Cross border complexities

  • Legal Development 06 December 2023 06 December 2023
  • UK & Europe

  • Casualty claims

A Scottish development in the Kenyan tea pickers’ group proceedings

We have written previously, about ongoing “group proceedings” in Scotland brought on behalf of more than a thousand Kenyan tea pickers. The claimants allege musculoskeletal injuries said to arise from unsafe working practices, conditions and systems of work at tea plantations over several decades. Litigation was raised in Scotland because that is where the defender company has its registered office.

There has been a development in this case on the issue of “forum non conveniens”. 

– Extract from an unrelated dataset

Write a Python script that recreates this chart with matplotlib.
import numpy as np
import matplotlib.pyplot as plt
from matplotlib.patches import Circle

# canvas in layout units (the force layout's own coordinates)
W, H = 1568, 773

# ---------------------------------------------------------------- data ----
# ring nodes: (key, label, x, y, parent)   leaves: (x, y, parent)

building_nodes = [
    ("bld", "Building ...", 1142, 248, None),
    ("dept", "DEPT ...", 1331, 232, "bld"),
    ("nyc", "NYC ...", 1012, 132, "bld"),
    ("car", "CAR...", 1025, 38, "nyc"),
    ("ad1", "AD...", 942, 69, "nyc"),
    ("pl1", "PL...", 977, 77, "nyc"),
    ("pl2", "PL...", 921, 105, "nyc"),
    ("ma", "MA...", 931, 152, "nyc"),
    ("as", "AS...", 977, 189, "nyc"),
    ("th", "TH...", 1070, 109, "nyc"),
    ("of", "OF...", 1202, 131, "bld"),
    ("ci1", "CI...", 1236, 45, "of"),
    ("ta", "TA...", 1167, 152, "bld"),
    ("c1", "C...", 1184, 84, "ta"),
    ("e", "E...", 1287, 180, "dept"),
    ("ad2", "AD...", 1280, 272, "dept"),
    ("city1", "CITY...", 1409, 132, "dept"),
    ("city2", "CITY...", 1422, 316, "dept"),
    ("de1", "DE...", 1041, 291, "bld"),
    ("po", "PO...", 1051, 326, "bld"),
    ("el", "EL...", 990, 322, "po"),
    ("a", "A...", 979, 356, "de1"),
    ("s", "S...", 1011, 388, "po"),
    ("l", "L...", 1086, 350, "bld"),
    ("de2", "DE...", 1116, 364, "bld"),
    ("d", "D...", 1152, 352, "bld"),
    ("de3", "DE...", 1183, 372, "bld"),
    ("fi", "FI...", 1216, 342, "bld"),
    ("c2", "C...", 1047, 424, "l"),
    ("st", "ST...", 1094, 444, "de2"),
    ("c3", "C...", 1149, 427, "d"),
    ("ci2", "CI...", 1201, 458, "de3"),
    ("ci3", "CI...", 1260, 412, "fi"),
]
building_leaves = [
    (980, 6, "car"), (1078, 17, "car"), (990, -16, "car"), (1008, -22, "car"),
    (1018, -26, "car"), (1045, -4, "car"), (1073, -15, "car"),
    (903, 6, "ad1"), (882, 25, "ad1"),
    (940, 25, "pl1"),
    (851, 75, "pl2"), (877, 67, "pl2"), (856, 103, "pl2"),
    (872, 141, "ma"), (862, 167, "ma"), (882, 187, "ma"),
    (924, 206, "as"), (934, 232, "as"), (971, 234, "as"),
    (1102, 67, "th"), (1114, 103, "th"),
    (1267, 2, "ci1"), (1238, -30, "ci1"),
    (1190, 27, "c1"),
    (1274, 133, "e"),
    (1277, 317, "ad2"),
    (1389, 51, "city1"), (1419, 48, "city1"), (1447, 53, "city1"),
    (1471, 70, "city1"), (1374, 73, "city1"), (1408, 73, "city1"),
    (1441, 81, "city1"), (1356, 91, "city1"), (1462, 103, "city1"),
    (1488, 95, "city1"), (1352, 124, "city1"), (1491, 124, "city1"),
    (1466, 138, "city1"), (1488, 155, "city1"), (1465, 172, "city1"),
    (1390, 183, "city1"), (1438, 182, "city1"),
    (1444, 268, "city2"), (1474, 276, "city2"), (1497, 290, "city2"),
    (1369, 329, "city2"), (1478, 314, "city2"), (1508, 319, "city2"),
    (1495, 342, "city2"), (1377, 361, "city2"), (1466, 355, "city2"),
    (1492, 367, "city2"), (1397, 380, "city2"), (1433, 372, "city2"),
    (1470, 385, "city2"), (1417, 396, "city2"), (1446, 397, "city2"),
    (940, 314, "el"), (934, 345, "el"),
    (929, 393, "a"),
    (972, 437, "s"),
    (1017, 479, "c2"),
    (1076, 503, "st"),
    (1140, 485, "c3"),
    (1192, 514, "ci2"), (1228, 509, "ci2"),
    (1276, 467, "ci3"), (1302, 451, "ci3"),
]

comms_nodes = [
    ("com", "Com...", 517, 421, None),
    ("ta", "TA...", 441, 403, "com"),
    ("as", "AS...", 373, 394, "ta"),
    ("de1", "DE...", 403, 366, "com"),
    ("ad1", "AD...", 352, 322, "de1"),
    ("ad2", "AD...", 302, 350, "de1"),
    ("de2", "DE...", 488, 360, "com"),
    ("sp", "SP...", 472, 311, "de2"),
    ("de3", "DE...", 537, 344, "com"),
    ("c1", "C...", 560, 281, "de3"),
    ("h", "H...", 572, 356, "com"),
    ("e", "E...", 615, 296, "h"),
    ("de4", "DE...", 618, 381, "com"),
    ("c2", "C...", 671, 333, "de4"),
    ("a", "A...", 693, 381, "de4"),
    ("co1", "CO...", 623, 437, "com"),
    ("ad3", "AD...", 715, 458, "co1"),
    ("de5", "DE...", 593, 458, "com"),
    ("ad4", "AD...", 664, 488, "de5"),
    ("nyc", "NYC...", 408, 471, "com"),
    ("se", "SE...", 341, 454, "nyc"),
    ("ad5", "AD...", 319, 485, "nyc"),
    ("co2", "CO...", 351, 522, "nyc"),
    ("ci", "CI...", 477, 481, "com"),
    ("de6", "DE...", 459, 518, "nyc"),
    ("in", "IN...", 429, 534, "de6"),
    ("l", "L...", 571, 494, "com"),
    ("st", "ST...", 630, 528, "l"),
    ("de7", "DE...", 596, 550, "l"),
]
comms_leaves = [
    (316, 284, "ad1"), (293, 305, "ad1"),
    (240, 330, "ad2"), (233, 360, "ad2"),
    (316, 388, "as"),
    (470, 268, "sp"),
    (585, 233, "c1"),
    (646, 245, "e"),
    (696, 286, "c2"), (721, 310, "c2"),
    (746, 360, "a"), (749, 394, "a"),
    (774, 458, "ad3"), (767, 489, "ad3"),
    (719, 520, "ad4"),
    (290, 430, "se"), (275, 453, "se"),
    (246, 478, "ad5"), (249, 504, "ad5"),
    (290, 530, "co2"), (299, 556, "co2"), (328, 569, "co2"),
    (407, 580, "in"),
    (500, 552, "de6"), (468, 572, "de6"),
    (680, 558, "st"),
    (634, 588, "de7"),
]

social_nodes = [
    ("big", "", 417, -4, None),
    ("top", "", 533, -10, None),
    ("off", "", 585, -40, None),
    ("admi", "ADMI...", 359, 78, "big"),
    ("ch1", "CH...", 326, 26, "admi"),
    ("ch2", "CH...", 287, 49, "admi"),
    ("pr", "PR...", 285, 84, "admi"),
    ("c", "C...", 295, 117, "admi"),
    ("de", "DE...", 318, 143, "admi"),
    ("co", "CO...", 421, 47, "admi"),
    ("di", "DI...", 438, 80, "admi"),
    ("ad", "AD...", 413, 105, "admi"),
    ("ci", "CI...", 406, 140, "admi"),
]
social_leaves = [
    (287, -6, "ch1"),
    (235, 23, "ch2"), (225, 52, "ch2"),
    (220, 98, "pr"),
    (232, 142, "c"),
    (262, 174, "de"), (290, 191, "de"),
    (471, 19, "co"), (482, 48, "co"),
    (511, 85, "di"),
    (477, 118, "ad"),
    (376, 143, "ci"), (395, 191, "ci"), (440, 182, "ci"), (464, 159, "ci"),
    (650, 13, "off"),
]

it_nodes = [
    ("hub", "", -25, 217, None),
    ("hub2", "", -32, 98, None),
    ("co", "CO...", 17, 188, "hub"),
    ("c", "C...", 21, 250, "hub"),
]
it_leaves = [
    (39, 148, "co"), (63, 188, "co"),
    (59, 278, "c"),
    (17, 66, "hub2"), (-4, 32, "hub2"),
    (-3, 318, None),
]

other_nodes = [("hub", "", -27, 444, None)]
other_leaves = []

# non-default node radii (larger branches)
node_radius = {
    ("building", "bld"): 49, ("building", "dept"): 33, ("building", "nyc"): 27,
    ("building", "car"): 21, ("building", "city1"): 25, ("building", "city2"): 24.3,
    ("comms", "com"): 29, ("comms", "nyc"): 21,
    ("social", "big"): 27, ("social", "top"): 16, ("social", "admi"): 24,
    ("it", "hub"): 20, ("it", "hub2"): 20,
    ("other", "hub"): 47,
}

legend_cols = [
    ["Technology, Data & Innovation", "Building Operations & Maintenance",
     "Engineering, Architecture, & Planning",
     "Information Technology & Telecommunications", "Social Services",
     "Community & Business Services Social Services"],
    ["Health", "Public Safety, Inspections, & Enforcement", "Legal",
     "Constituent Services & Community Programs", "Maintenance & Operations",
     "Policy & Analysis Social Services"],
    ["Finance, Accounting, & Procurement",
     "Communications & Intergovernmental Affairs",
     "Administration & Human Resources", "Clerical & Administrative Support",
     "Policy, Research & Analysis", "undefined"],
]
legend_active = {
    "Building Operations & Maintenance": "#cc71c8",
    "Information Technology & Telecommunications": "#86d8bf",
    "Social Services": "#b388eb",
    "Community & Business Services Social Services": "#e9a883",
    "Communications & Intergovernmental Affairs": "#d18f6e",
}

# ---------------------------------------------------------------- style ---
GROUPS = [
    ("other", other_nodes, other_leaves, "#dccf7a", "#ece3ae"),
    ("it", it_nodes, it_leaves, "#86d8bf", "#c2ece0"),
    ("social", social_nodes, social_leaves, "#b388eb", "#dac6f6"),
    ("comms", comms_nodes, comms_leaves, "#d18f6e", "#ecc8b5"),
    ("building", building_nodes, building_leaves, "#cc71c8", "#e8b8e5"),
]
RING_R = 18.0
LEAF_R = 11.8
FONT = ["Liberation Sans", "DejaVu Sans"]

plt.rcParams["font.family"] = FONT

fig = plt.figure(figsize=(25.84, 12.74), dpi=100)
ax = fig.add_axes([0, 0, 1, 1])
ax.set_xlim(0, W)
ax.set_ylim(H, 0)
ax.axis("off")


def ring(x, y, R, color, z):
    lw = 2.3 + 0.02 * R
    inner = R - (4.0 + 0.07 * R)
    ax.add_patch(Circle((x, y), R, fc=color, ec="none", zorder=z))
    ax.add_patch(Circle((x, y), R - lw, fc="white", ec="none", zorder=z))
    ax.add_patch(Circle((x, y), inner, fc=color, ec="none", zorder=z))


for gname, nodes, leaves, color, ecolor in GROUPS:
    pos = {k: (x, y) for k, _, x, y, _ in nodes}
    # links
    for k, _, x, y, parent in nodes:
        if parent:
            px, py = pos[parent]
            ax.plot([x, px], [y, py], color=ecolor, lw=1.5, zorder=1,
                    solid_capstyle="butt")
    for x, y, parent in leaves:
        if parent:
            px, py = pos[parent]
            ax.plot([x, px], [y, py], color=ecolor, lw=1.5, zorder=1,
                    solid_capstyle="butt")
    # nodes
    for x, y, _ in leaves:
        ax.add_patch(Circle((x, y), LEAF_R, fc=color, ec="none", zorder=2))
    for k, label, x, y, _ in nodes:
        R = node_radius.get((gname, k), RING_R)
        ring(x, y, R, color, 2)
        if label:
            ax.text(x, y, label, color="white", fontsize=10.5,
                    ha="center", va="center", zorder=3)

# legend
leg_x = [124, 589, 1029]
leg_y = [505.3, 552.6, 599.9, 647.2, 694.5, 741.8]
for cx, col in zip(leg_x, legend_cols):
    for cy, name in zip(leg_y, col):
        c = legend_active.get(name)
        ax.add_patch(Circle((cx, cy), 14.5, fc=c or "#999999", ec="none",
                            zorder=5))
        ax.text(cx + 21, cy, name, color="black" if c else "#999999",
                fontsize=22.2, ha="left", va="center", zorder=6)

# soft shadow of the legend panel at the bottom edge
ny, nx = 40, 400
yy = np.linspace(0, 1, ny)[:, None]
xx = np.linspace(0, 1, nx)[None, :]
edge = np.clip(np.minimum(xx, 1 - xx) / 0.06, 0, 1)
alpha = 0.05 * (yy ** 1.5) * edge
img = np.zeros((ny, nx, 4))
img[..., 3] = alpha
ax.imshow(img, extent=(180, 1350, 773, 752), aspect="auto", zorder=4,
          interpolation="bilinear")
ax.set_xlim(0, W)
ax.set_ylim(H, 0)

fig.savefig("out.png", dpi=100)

The judge at first instance refused the defender company’s application for the Scottish court to declare itself an inappropriate forum for the litigation because of concerns on whether the claimants could secure justice in Kenya. The Scottish appeal court has now held that this decision was wrong, or at least wrong at this stage. A link to the appeal judgment is here.

Pivotal to the appeal court’s decision is their analysis, contrary to the view of the judge at first instance, that the musculoskeletal injuries complained of fall within the ambit of the Kenyan Work Injury Benefits Act 2007. 

The position now is that the Scottish group proceedings are on hold. If the claimants wish to progress their claims, the Scottish appeal court’s position is that they should make claims in Kenya under the 2007 Act and, if seen fit, appeal decisions in that claim process to the Kenyan Employment and Labour Relations Court. 

The Scottish appeal court has not, though, made any determination on the question of appropriate forum so it is possible that the case may come before the Scottish court again if, for example, “substantial justice” is not, in fact, capable of being achieved in Kenya.

This case brings into sharp focus the complexities that can arise in cross-border litigation. The Scottish court has jurisdiction to hear these claims, but the applicable law is Kenyan. The claims are more closely connected to Kenya than Scotland so, all other things being equal, Kenya is the appropriate forum for resolution of the claims. Then the question of justice comes into play. The judge at first instance did not think that justice could readily be obtained in Kenya but that was on the basis that the 2007 Act did not apply to the claims. Now that the Scottish appeal court has determined that it does, the claimants are, at this stage, to seek justice in Kenya.